OKOTOKS, Alta. – Mullen Group achieved record fourth quarter revenue of $219.7 million in its trucking/logistics segment, but a “market meltdown” hampered earnings in its oilfield services division.
“I am pleased to report that our fourth quarter results from an operating perspective were up year over year despite some significant challenges associated with the market meltdown in late 2018,” said Murray Mullen, chairman and CEO of Mullen Group. “We definitely saw the freight demand slow in the quarter as business adjusted to credit tightening. The major impact, however, was felt by our oilfield services segment, particularly those business units tied to drilling activity. The swift declines in crude oil pricing along with a blow-out in the price for Canadian crude oil virtually brought drilling activity to a halt in the fourth quarter as producers adjusted spending plans to align with cash flow.”

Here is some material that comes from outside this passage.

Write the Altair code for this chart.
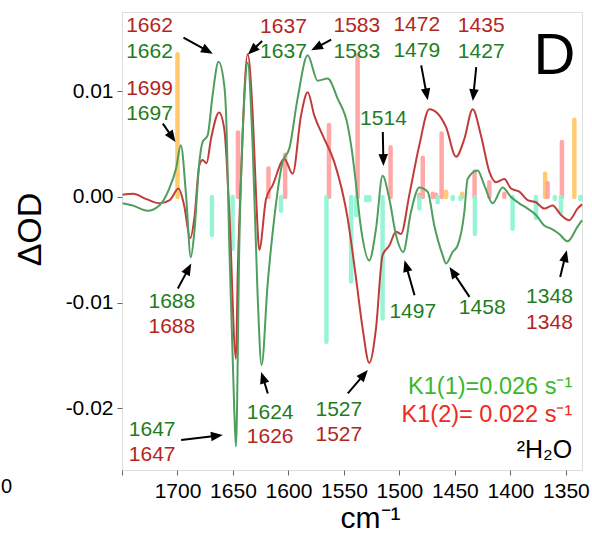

The trucking/logistics segment grew revenue by 6.3% in the fourth quarter, year-over-year, and total revenue climbed 12.6% to $333.3 million. Incremental revenue from acquisitions accounted for $7.9 million for the trucking/logistics group. Rate increases achieved early in 2018 also contributed, while demand for LTL and truckload services increased in Western Canada. Total net income decreased by $86.5 million, to a net loss of $81.1 million, due to a $100-million impairment of goodwill within the oilfield services segment.
Adjusted net income rose 119.5% to $16.9 million.
For the full year 2018, Mullen’s revenue increased 10.7% to $1.26 billion. The truckload segment saw revenue increase 14.7% to $873.3 million, setting a new record for the company. Its adjusted net income for 2018 was up 46.9% to $62 million.
Looking ahead to 2019, Mullen said the company is well positioned to survive the downturn in the oil and gas sector.
“We are taking a reasonably constructive view in our outlook and business plan for 2019,” he said. “We have a well-structured balance sheet, a diversified portfolio of business units distributed across Canada and we are seeing competitors, especially in Western Canada, forced out of business. The general economy, while not robust, is expected to show modest gains. Unfortunately, the oil and natural gas sector of the economy, especially drilling activity in Western Canada, will underperform for at least the first half of the year. It is for these reasons that on balance we believe 2019 will be a good year for the Mullen Group. And because of our business model we have the good fortune of being able to wait for a rebound in drilling activity along with gaining market share as our competition struggles.”